Fans with club seating, however, will find draft beer, wine and cocktails accessible in lounges, which also will have food offered a la carte, market-style or as a buffet.
Suite patrons, meanwhile, may be able to order food restaurant-style. A kitchen located adjacent to the suites (the “west premium kitchen,” to be specific) “lends itself to the inclusion” of game-day food ordering for patrons who get a hunger for something specific, according to the documents, which also note the suites will include refrigeration, ice, sinks and counter space for food display.
• Your food won’t travel as far. The main kitchen and commissary will be “within the footprint of the New Stadium,” according to the documents. Placing the food prep and storage areas inside the stadium seems basic, but it’s an important differentiation from Highmark, which doesn’t have the space for a commissary within the physical venue. The Highmark commissary is located adjacent to the building, which makes it harder to transfer and prepare food efficiently.
In the new stadium, the primary and secondary kitchens are located near the suites, clubs and concessions they serve, with elevators available to transport food. Highmark’s layout necessitates using forklifts to drive food into the building.
In the new place, having closer kitchens and more kitchens should – in theory – mean the food is fresher.
The idea of strategically stacking suites and kitchens emanated from a February 2022 trip that Bills officials took to Los Angeles.
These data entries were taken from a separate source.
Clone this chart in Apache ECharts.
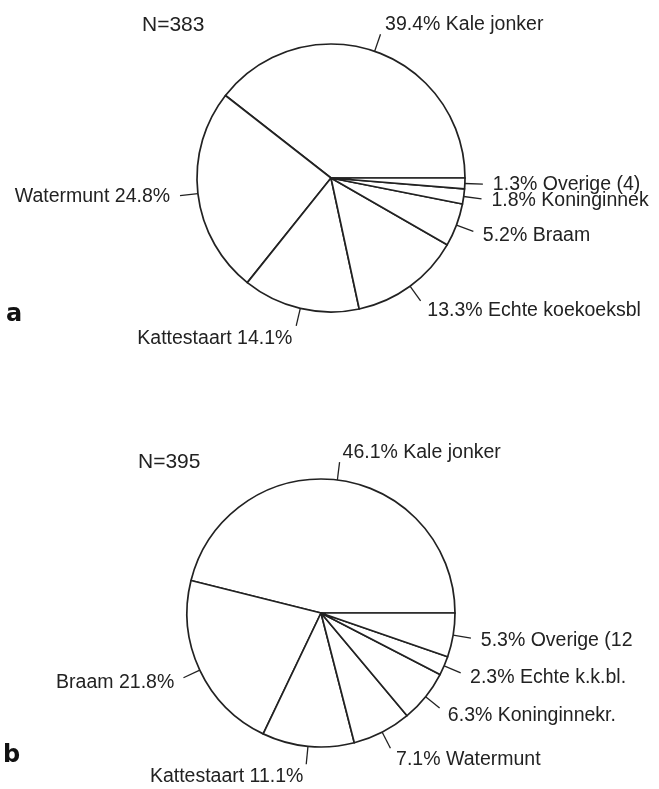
<!DOCTYPE html>
<html><head><meta charset="utf-8">
<script src="https://cdn.jsdelivr.net/npm/echarts@6/dist/echarts.min.js"></script>
<style>html,body{margin:0;padding:0;background:#fff}#c{width:659px;height:789px}</style>
</head><body><div id="c"></div>
<script>
const namesA = ['Kale jonker','Watermunt','Kattestaart','Echte koekoeksbl','Braam','Koninginnek','Overige (4)'];
const valuesA = [39.4, 24.8, 14.1, 13.3, 5.2, 1.8, 1.3];
const namesB = ['Kale jonker','Braam','Kattestaart','Watermunt','Koninginnekr.','Echte k.k.bl.','Overige (12'];
const valuesB = [46.1, 21.8, 11.1, 7.1, 6.3, 2.3, 5.3];
const titleA = 'N=383', titleB = 'N=395';
const panelA = 'a', panelB = 'b';

function midAngles(values){
  const sum = values.reduce((a,b)=>a+b,0);
  let acc = 0;
  return values.map(v=>{ const m = (acc + v/2)/sum*2*Math.PI; acc += v; return m; });
}
function buildData(names, values){
  const mids = midAngles(values);
  return names.map((n,i)=>{
    const c = Math.cos(mids[i]);
    const txt = c < 0 ? n + ' ' + values[i].toFixed(1) + '%' : values[i].toFixed(1) + '% ' + n;
    return {name:n, value:values[i], label:{formatter:txt, distanceToLabelLine: 2 + 8*Math.abs(c)}};
  });
}
function pie(center, names, values){
  const mids = midAngles(values);
  return {type:'pie', center:center, radius:134, startAngle:0, clockwise:false,
    avoidLabelOverlap:false, minShowLabelAngle:0, silent:true, animation:false,
    itemStyle:{color:'#fff', borderColor:'#222', borderWidth:1.7},
    label:{show:true, position:'outside', color:'#222', fontFamily:'Liberation Sans', fontSize:19.5, overflow:'none'},
    labelLine:{show:true, length:18, length2:0, smooth:false, lineStyle:{color:'#222', width:1.3}},
    labelLayout:function(p){
      const s = Math.sin(mids[p.dataIndex]);
      return {dy: s > 0 ? -s*10 : -s*12.5, hideOverlap:false, moveOverlap:null, labelLinePoints:p.labelLinePoints};
    },
    emphasis:{disabled:true},
    data:buildData(names, values)};
}
const chart = echarts.init(document.getElementById('c'), null, {renderer:'canvas'});
chart.setOption({
  backgroundColor:'#fff',
  animation:false,
  graphic:[
    {type:'text', left:142, top:15, style:{text:titleA, fill:'#222', font:'21px "Liberation Sans"'}},
    {type:'text', left:138, top:452, style:{text:titleB, fill:'#222', font:'21px "Liberation Sans"'}},
    {type:'text', left:6, top:303, style:{text:panelA, fill:'#111', font:'bold 24px "DejaVu Sans"'}},
    {type:'text', left:3, top:744, style:{text:panelB, fill:'#111', font:'bold 24px "DejaVu Sans"'}}
  ],
  series:[pie([331,178], namesA, valuesA), pie([321,613], namesB, valuesB)]
});
</script></body></html>
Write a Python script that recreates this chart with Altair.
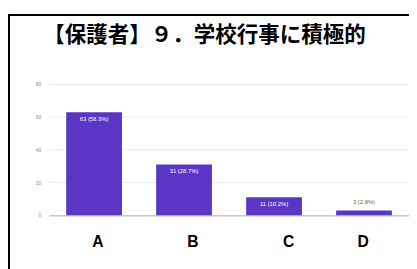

At BMO Stadium, home of the Angel City FC and Los Angeles FC soccer teams, Bills co-owner Kim Pegula saw that the venue’s west grandstand included the majority of its premium seating as well as its main kitchen and elevators.
“It makes it more efficient to take food and beverage up to those levels,” said Dave Hatheway, a consultant for Legends Projects Development who took Pegula and team officials on a tour through the stadium. “I think that resonated with her.”